Di saat Indonesia dalam rancangan umum energi nasional (RUEN) menargetkan pada 2025, bauran energi mencapai 23 persen atau 45 Gigawatt, India telah menargetkan 260 Gigawatt energi terbarukan pada 2024 dari total 600 GW. China menargetkan 675 GW pada 2020.
“Target (bauran energi terbarukan) Indonesia 45 GW, sekarang masih 7-8 GW, jadi lebih dari 35 GW untuk lima tahun mendatang. Sayangnya dalam hal investasi, Indonesia masih tertinggal dari negara lain di kawasan ini (Asia Pasifik),” dia dalam kegiatan APIK Indonesia Network International Conference 2019. Menurut Saleh, saat ini kapasitas terpasang energi terbarukan telah mencapai 9,7 GW.
Ia menyebutkan pengembangan energi terbarukan di Asia Pasifik karena posisi sebagian besar negara yang mendapatkan sinar matahari sepanjang tahun. Ini membuat biaya listrik dari sinar surya kian murah.
Rabby mencontohkan, di China biaya produksi listrik dari sel surya turun dari 29,6 sen dollar AS per kWh (2010) menjadi 6,6 sen dollar AS per kWH. India juga serupa, biaya produksi listrik dari sel surya turun dari 29,9 sen dollar AS per kWh (2010) menjadi 6,2 sen dollar AS per kWh (2018).
Seperti diberitakan pada komitmen penurunan emisi Indonesia (NDC) terkait Kesepakatan Paris, Indonesia menargetkan penurunan emisi 29-41 persen. Target itu didapatkan dari sektor kehutanan 17 persen, sektor energi 11 persen, dan sisanya dari pengelolaan limbah dan industri.

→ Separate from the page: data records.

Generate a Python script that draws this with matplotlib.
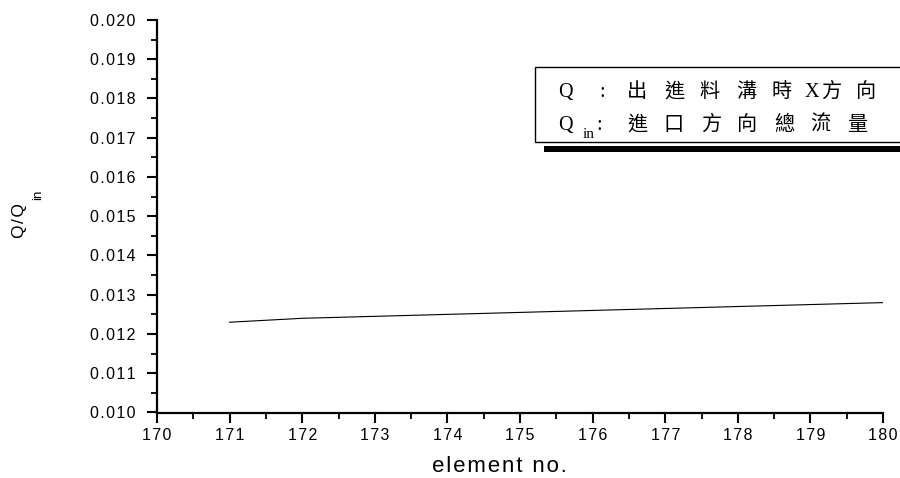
import matplotlib
matplotlib.use("Agg")
import matplotlib.pyplot as plt
from matplotlib.ticker import MultipleLocator, FuncFormatter
from matplotlib.patches import Rectangle

# ---- data ----
element_no = [171, 172, 173, 174, 175, 176, 177, 178, 179, 180]
q_ratio = [0.01230, 0.01240, 0.01245, 0.01250, 0.01255, 0.01260,
           0.01265, 0.01270, 0.01275, 0.01280]
x_range = [170, 180]
y_range = [0.010, 0.020]
legend_line1 = ["Q", ":", "出", "進", "料", "溝", "時", "X", "方", "向"]
legend_line2 = ["Q", ":", "進", "口", "方", "向", "總", "流", "量"]

W, H = 900, 478
fig = plt.figure(figsize=(W / 100, H / 100), dpi=100)
L, R, T, B = 157, 883, 20, 412.5
ax = fig.add_axes([L / W, 1 - B / H, (R - L) / W, (B - T) / H])

ax.plot(element_no, q_ratio, color="black", lw=0.8)
ax.set_xlim(*x_range)
ax.set_ylim(*y_range)

for s in ["top", "right"]:
    ax.spines[s].set_visible(False)
for s in ["left", "bottom"]:
    ax.spines[s].set_linewidth(1.6)

ax.xaxis.set_major_locator(MultipleLocator(1))
ax.xaxis.set_minor_locator(MultipleLocator(0.5))
ax.yaxis.set_major_locator(MultipleLocator(0.001))
ax.yaxis.set_minor_locator(MultipleLocator(0.0005))

HS = "\u200a"
ax.xaxis.set_major_formatter(FuncFormatter(lambda v, p: HS.join(f"{v:.0f}")))
ax.yaxis.set_major_formatter(FuncFormatter(lambda v, p: HS.join(f"{v:.3f}")))

ax.tick_params(which="major", direction="out", length=7.5, width=1.5,
               labelsize=11.5, colors="black")
ax.tick_params(which="minor", direction="out", length=4, width=1.3)
ax.tick_params(axis="y", which="major", pad=8)
ax.tick_params(axis="x", which="major", pad=4)
for lab in ax.get_xticklabels() + ax.get_yticklabels():
    lab.set_fontfamily("Liberation Sans")

ax.set_xlabel(HS.join("element no."), fontsize=16, family="Liberation Sans")
ax.xaxis.set_label_coords(0.472, -0.112)
ax.set_ylabel(HS.join("Q/Q"), fontsize=12.5, family="Liberation Sans",
              va="center")
ax.yaxis.set_label_coords((19 - L) / (R - L), (B - 221) / (B - T))
ax.text((38 - L) / (R - L), (B - 195) / (B - T), "in", rotation=90,
        ha="center", va="center", fontsize=9.5, family="Liberation Sans",
        transform=ax.transAxes, clip_on=False)


def fx(x):
    return x / W


def fy(y):
    return 1 - y / H


# legend box with shadow
shadow = Rectangle((fx(544), fy(152.5)), fx(400), (152.5 - 146.5) / H,
                   transform=fig.transFigure, facecolor="black",
                   edgecolor="none", zorder=5)
box = Rectangle((fx(535), fy(141.5)), fx(400), (141.5 - 67.5) / H,
                transform=fig.transFigure, facecolor="white",
                edgecolor="black", lw=1.0, zorder=6)
fig.add_artist(shadow)
fig.add_artist(box)

fam = ["Liberation Serif", "Noto Sans CJK TC"]
fs = 14.5
xs1 = [565, 602, 637, 674, 709, 746, 782, 812, 831, 866]
xs2 = [565, 599, 637, 674, 711, 747, 784, 820, 857]
for ch, x in zip(legend_line1, xs1):
    fig.text(fx(x), fy(97), ch, ha="center", va="baseline", fontsize=fs,
             family=fam, zorder=7)
for ch, x in zip(legend_line2, xs2):
    fig.text(fx(x), fy(130), ch, ha="center", va="baseline", fontsize=fs,
             family=fam, zorder=7)
fig.text(fx(589), fy(138), "in", ha="center", va="baseline", fontsize=11,
         family=fam, zorder=7)

fig.savefig("out.png", dpi=100)
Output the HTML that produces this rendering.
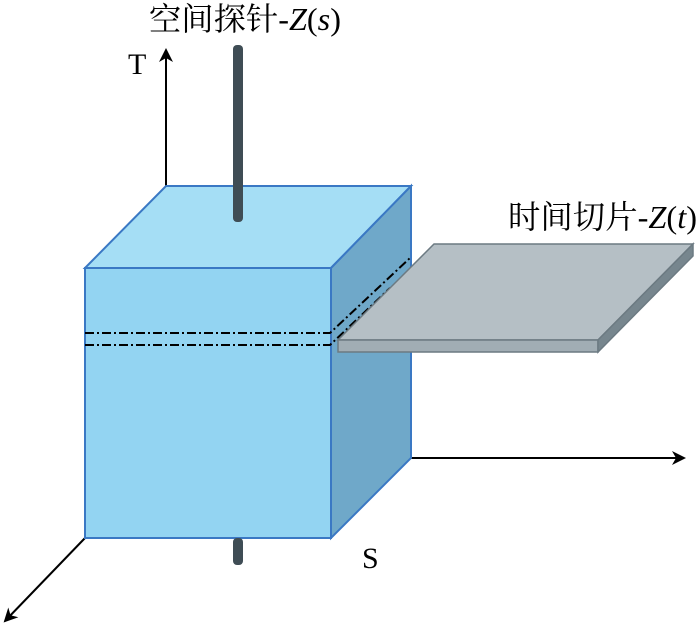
<!DOCTYPE html>
<html><head><meta charset="utf-8"><style>body{margin:0;background:#fff}</style></head><body>
<svg width="700" height="627" viewBox="0 0 700 627" xmlns="http://www.w3.org/2000/svg">
<defs><marker id="a" markerWidth="14" markerHeight="14" refX="12" refY="7" orient="auto" markerUnits="userSpaceOnUse"><path d="M0,0 L14,7 L0,14 L4,7 Z" fill="#000"/></marker></defs>
<line x1="166" y1="190" x2="166" y2="50" stroke="#000" stroke-width="2" marker-end="url(#a)"/>
<line x1="411" y1="458" x2="684" y2="458" stroke="#000" stroke-width="2" marker-end="url(#a)"/>
<line x1="85" y1="538" x2="5" y2="621" stroke="#000" stroke-width="2" marker-end="url(#a)"/>
<polygon points="85,268 166,186 411,186 331,268" fill="#a5def5" stroke="#3a78c4" stroke-width="2"/>
<polygon points="331,268 411,186 411,458 331,538" fill="#6fa8c9" stroke="#3a78c4" stroke-width="2"/>
<rect x="85" y="268" width="246" height="270" fill="#93d4f2" stroke="#3a78c4" stroke-width="2"/>
<rect x="233" y="45" width="10" height="177" rx="4" fill="#3f4d55"/>
<rect x="233" y="538" width="10" height="27" rx="4" fill="#3f4d55"/>
<polyline points="85,333 330,333 410,258" fill="none" stroke="#000" stroke-width="2" stroke-dasharray="9,3,2,3"/>
<polyline points="85,345 330,345 390,288" fill="none" stroke="#000" stroke-width="2" stroke-dasharray="9,3,2,3"/>
<polygon points="434,244 693,244 598,340 338,340" fill="#b5bfc5" stroke="#6c7a82" stroke-width="1.5"/>
<polygon points="338,340 598,340 598,352 338,352" fill="#a1adb4" stroke="#6c7a82" stroke-width="1.5"/>
<polygon points="598,340 693,244 693,256 598,352" fill="#77868e" stroke="#6c7a82" stroke-width="1.5"/>
<text x="128" y="74" font-family="Liberation Serif, serif" font-size="30">T</text>
<text x="362" y="568" font-family="Liberation Serif, serif" font-size="30">S</text>
<text x="149" y="30" font-family="Liberation Serif, 'Noto Serif CJK SC', serif" font-size="32" textLength="192" lengthAdjust="spacingAndGlyphs">空间探针-<tspan font-style="italic">Z</tspan>(<tspan font-style="italic">s</tspan>)</text>
<text x="508" y="228" font-family="Liberation Serif, 'Noto Serif CJK SC', serif" font-size="32" textLength="189" lengthAdjust="spacingAndGlyphs">时间切片-<tspan font-style="italic">Z</tspan>(<tspan font-style="italic">t</tspan>)</text>
</svg>
</body></html>
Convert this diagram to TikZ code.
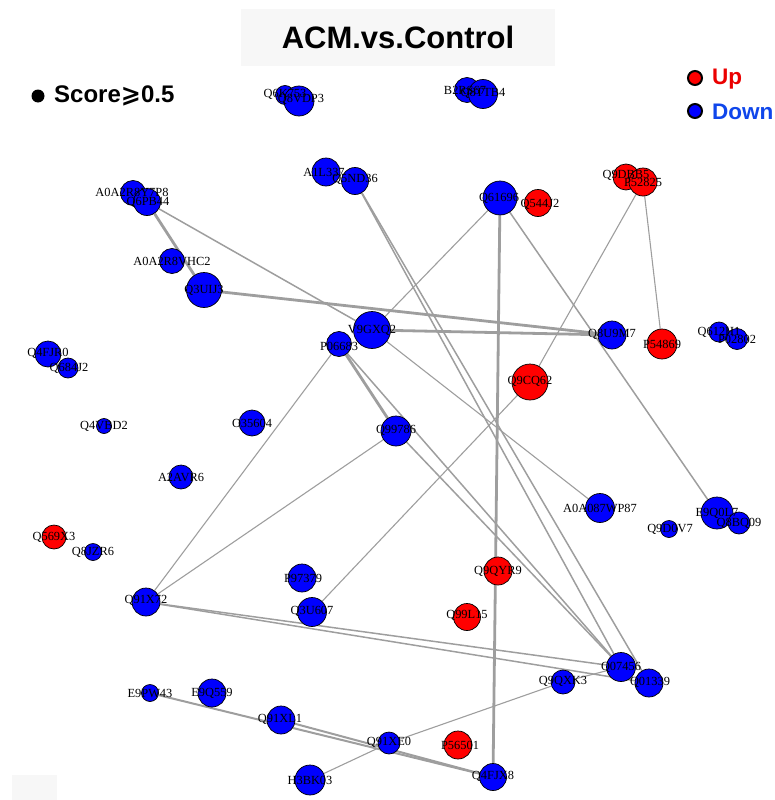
\documentclass[tikz,border=0pt]{standalone}
\usepackage{fontspec}
\setmainfont{Liberation Serif}
\newfontfamily\headfont{Liberation Sans}
\newfontfamily\symfont{DejaVu Sans}
\usetikzlibrary{backgrounds}
\definecolor{edgegray}{RGB}{158,158,158}
\definecolor{boxgray}{RGB}{247,247,247}
\definecolor{vred}{RGB}{255,0,0}
\definecolor{vblue}{RGB}{0,0,255}
\definecolor{legred}{RGB}{235,0,0}
\definecolor{legblue}{RGB}{15,70,235}
\begin{document}
\begin{tikzpicture}[x=1pt,y=-1pt,
  vert/.style={circle, draw=black, line width=0.7pt, inner sep=0pt, minimum size=#1},
  lbl/.style={font=\fontsize{12.4}{12.4}\selectfont, inner sep=0pt},
  ethick/.style={draw=edgegray, line width=2.8pt},
  edouble/.style={draw=edgegray, line width=2pt},
  emid/.style={draw=edgegray, line width=1.5pt},
  ethin/.style={draw=edgegray, line width=1.1pt},
  keytext/.style={anchor=west, inner sep=0pt, font=\headfont\bfseries\fontsize{22.5}{22.5}\selectfont}]
\clip (0,0) rectangle (775,800);
\useasboundingbox (0,0) rectangle (775,800);

% title and corner patch
\node[fill=boxgray, minimum width=314pt, minimum height=57pt, inner sep=0pt,
      font=\headfont\bfseries\fontsize{31}{31}\selectfont] (title) at (398,37.5) {ACM.vs.Control};
\fill[boxgray] (12,775) rectangle (57,800);

% legend
\node[circle, fill=black, minimum size=13pt, inner sep=0pt] (scoredot) at (38,96) {};
\node[keytext, font=\headfont\bfseries\fontsize{24}{24}\selectfont] (scoretxt) at (54,96) {Score{\symfont\bfseries ⩾}0.5};
\node[circle, draw=black, line width=2pt, fill=vred, minimum size=14pt, inner sep=0pt] (upkey) at (695,78) {};
\node[keytext, text=legred] (uptxt) at (712,79) {Up};
\node[circle, draw=black, line width=2pt, fill=vblue, minimum size=14pt, inner sep=0pt] (downkey) at (695,111) {};
\node[keytext, text=legblue] (downtxt) at (712,112) {Down};

% vertices
\foreach \nm/\px/\py/\sz/\col in {
  Q6K753/285/95/19/vblue, Q8VDP3/299/101/30/vblue,
  B2RS67/467/90/25/vblue, Q8TTB4/483/94/29/vblue,
  A0A2R8Y7P8/133/193/25/vblue, Q6PB44/147/202/27/vblue,
  A0A2R8VHC2/172/261/25/vblue, Q3UIJ3/204/290/35/vblue,
  A1L337/326/172/28/vblue, Q5ND36/355/181/27/vblue,
  Q61696/500/198/34/vblue, Q544J2/538/203/27/vred,
  Q9DBB5/626/177/26/vred, P52825/643/182/28/vred,
  V9GXQ2/372/330/37/vblue, P06683/339/344/25/vblue,
  Q8U9M7/612/335/28/vblue, P54869/662/344/30/vred,
  Q612H1/719/332/20/vblue, P02802/737/339/21/vblue,
  Q9CQ62/530/382/36/vred,
  Q4FJR0/48/354/26/vblue, Q684J2/68/368/20/vblue,
  Q4VBD2/104/426/15/vblue, O35604/252/423/26/vblue,
  Q99786/396/431/30/vblue, A2AVR6/181/477/24/vblue,
  Q569X3/54/537/24/vred, Q8JZR6/93/552/17/vblue,
  Q91X72/146/602/28/vblue, P97379/302/578/28/vblue,
  Q3U607/312/612/29/vblue, A0A087WP87/600/508/29/vblue,
  Q9D0V7/669/529/17/vblue, E9Q0L7/717/513/32/vblue,
  Q8BQ09/739/523/22/vblue, Q9QYR9/498/571/28/vred,
  Q99L15/467/617/27/vred, Q07456/621/667/29/vblue,
  Q01339/649/683/28/vblue, Q9QXK3/563/682/24/vblue,
  E9PW43/150/693/17/vblue, E9Q559/212/693/28/vblue,
  Q91XL1/281/720/28/vblue, Q91XE0/389/743/22/vblue,
  P56501/458/745/28/vred, Q4FJX8/493/777/27/vblue,
  H3BK03/310/780/30/vblue}
  \node[vert=\sz, fill=\col] (\nm) at (\px,\py) {};

% vertex labels
\foreach \nm/\lx/\ly in {
  Q6K753/285/94, Q8VDP3/301/99, B2RS67/465/90, Q8TTB4/483/93,
  A0A2R8Y7P8/132/192, Q6PB44/148/202, A0A2R8VHC2/172/261, Q3UIJ3/204/290,
  A1L337/324/172, Q5ND36/355/179, Q61696/499/198, Q544J2/540/204,
  Q9DBB5/626/175, P52825/643/182, V9GXQ2/372/330, P06683/339/346,
  Q8U9M7/612/334, P54869/662/344, Q612H1/719/332, P02802/737/339,
  Q9CQ62/530/381, Q4FJR0/48/353, Q684J2/69/368, Q4VBD2/104/426,
  O35604/252/423, Q99786/396/430, A2AVR6/181/477, Q569X3/54/537,
  Q8JZR6/93/552, Q91X72/146/600, P97379/303/578, Q3U607/312/611,
  A0A087WP87/600/508, Q9D0V7/670/529, E9Q0L7/717/513, Q8BQ09/739/523,
  Q9QYR9/498/571, Q99L15/467/615, Q07456/621/667, Q01339/650/682,
  Q9QXK3/563/681, E9PW43/150/693, E9Q559/212/693, Q91XL1/280/719,
  Q91XE0/389/742, P56501/460/745, Q4FJX8/493/776, H3BK03/310/780}
  \node[lbl] (t\nm) at (\lx,\ly) {\nm};

% connectors, beneath the vertices
\begin{scope}[on background layer]
  \foreach \a/\b in {Q6PB44/Q3UIJ3, Q3UIJ3/Q8U9M7, V9GXQ2/Q8U9M7,
                     Q61696/Q4FJX8, P06683/Q99786}
    \draw[ethick] (\a) -- (\b);
  \foreach \a/\b in {E9PW43/Q4FJX8, Q91XL1/Q4FJX8}
    \draw[edouble] (\a) -- (\b);
  \foreach \a/\b in {Q5ND36/Q07456, Q5ND36/Q01339, P06683/Q07456,
                     Q99786/Q07456, Q91X72/Q07456, Q91X72/Q01339,
                     Q61696/E9Q0L7, Q6PB44/V9GXQ2}
    \draw[emid] (\a) -- (\b);
  \foreach \a/\b in {V9GXQ2/Q61696, V9GXQ2/A0A087WP87, P52825/P54869,
                     P52825/Q9CQ62, Q9CQ62/Q3U607, P06683/Q91X72,
                     Q99786/Q91X72, Q9QXK3/Q91XE0, Q91XE0/H3BK03,
                     Q9QXK3/Q07456}
    \draw[ethin] (\a) -- (\b);
\end{scope}
\end{tikzpicture}
\end{document}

Pada 2030, sektor energi ditargetkan bisa menurunkan emisi 314 juta ton setara CO2. Penurunan itu didapatkan dari pemanfaatan energi terbarukan sebesar (54,3 persen), konservasi energi (30,7 persen), pasokan energi bersih (10,1 persen), konversi bahan bakar (3,2 persen), dan reklamasi pasca tambang (1,7 persen).